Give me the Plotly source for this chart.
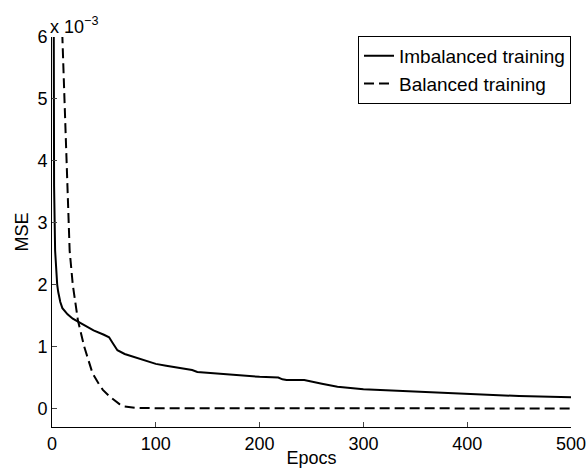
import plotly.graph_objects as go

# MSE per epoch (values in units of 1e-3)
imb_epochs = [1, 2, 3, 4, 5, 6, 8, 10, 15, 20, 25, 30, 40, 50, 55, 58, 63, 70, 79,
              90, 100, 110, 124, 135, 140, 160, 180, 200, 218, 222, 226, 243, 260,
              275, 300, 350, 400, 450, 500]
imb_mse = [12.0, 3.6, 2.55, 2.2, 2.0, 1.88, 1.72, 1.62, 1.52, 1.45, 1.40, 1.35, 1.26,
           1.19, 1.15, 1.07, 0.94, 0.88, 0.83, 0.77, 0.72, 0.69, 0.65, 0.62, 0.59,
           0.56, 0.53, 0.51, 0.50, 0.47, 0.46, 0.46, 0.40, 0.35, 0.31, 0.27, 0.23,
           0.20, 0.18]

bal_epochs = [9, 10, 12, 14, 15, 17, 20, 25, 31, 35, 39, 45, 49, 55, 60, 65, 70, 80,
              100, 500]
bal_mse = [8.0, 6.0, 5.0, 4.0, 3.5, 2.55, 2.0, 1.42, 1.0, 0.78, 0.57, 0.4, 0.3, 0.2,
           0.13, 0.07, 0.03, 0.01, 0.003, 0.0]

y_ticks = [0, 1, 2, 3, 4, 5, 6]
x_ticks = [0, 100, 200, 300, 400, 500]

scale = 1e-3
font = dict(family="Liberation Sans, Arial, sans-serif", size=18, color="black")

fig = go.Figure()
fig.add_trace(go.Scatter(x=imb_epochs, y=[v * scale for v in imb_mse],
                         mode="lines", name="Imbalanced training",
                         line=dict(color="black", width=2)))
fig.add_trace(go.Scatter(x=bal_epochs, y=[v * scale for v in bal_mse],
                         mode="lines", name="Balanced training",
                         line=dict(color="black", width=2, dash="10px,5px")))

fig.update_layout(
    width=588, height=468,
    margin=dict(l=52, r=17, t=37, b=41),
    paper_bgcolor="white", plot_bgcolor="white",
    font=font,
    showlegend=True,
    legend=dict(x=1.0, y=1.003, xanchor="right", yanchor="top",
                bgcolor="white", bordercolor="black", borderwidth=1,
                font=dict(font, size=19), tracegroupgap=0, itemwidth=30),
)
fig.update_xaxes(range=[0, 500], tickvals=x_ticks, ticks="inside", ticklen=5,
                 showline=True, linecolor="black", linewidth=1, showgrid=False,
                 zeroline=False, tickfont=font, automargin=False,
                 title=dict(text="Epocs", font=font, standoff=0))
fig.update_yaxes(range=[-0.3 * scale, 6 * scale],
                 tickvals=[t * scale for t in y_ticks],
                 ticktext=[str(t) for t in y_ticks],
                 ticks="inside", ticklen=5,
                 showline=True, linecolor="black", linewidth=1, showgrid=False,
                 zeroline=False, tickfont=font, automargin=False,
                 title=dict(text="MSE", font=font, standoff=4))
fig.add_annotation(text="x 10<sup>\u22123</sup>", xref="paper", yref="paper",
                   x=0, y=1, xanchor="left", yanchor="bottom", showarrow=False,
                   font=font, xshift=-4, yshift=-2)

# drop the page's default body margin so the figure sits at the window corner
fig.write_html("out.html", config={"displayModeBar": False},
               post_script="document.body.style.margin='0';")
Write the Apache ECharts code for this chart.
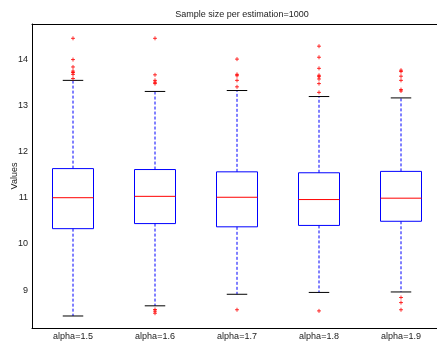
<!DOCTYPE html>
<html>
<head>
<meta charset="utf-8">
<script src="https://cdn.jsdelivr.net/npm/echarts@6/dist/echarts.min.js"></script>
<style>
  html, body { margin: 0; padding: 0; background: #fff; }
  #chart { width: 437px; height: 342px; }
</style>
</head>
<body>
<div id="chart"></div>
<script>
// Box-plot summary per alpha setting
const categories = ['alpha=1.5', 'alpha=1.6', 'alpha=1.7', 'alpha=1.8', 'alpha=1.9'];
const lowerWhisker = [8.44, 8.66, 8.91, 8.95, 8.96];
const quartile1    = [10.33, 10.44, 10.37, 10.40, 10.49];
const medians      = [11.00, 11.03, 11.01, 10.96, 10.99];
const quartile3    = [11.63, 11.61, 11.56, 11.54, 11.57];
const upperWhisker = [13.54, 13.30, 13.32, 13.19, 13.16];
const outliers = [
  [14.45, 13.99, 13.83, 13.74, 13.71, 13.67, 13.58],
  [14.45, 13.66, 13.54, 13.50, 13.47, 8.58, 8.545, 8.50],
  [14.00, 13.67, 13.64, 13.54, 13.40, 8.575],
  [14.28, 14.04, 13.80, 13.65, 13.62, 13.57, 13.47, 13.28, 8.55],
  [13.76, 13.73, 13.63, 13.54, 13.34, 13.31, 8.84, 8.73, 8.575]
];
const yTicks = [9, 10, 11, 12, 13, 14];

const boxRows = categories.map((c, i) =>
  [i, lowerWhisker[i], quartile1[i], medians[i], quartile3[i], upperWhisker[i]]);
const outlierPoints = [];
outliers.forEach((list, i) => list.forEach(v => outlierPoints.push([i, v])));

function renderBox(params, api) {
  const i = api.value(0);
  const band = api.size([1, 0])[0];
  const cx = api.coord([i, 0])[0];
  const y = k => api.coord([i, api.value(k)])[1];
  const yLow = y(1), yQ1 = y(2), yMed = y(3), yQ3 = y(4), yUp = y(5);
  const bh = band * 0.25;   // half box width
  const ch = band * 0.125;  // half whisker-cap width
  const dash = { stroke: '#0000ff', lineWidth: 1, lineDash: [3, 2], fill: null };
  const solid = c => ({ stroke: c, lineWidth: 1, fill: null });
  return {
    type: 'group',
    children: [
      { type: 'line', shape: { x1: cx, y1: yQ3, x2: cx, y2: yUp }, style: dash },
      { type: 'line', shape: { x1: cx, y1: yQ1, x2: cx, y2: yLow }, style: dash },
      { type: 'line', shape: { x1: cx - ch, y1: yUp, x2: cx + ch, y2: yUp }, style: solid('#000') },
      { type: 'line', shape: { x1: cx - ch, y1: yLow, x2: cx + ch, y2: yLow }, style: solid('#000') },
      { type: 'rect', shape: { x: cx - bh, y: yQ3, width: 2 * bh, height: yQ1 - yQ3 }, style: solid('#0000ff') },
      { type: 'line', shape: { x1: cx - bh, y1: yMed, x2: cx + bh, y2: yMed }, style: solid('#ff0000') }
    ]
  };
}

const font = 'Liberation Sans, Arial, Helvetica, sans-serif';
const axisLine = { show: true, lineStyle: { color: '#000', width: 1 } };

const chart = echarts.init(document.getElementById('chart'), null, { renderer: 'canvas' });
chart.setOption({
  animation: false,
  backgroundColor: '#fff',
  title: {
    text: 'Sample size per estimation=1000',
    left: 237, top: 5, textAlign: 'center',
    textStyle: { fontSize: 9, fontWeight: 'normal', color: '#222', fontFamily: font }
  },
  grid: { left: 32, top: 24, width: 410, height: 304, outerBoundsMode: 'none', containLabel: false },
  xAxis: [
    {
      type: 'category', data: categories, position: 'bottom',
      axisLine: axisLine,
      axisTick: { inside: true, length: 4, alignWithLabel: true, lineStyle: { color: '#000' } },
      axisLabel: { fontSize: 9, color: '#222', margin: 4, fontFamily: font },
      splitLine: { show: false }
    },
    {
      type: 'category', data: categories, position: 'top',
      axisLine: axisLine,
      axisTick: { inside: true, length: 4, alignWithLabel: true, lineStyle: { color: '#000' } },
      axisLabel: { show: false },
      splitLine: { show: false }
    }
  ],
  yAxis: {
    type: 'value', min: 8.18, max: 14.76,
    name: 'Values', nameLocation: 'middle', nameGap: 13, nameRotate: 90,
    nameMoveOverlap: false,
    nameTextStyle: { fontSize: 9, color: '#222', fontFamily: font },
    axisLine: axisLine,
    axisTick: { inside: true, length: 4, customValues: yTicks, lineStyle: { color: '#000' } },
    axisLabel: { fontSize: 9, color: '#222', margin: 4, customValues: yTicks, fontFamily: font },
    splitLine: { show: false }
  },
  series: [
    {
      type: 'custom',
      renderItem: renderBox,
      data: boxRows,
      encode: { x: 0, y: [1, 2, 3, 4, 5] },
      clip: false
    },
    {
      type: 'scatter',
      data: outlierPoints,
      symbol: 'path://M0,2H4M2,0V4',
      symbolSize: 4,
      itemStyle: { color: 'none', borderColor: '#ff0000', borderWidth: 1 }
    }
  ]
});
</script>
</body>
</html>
= = = =
§ BRIEF
Quote exactly what appears from the line containing "Write the Apache ECharts code for this chart." through the line containing "const yTicks = [9, 10, 11, 12, 13, 14];", both included, except for the pictures, and nothing more.

§ WORKED SOLUTION
Write the Apache ECharts code for this chart.
<!DOCTYPE html>
<html>
<head>
<meta charset="utf-8">
<script src="https://cdn.jsdelivr.net/npm/echarts@6/dist/echarts.min.js"></script>
<style>
  html, body { margin: 0; padding: 0; background: #fff; }
  #chart { width: 437px; height: 342px; }
</style>
</head>
<body>
<div id="chart"></div>
<script>
// Box-plot summary per alpha setting
const categories = ['alpha=1.5', 'alpha=1.6', 'alpha=1.7', 'alpha=1.8', 'alpha=1.9'];
const lowerWhisker = [8.44, 8.66, 8.91, 8.95, 8.96];
const quartile1    = [10.33, 10.44, 10.37, 10.40, 10.49];
const medians      = [11.00, 11.03, 11.01, 10.96, 10.99];
const quartile3    = [11.63, 11.61, 11.56, 11.54, 11.57];
const upperWhisker = [13.54, 13.30, 13.32, 13.19, 13.16];
const outliers = [
  [14.45, 13.99, 13.83, 13.74, 13.71, 13.67, 13.58],
  [14.45, 13.66, 13.54, 13.50, 13.47, 8.58, 8.545, 8.50],
  [14.00, 13.67, 13.64, 13.54, 13.40, 8.575],
  [14.28, 14.04, 13.80, 13.65, 13.62, 13.57, 13.47, 13.28, 8.55],
  [13.76, 13.73, 13.63, 13.54, 13.34, 13.31, 8.84, 8.73, 8.575]
];
const yTicks = [9, 10, 11, 12, 13, 14];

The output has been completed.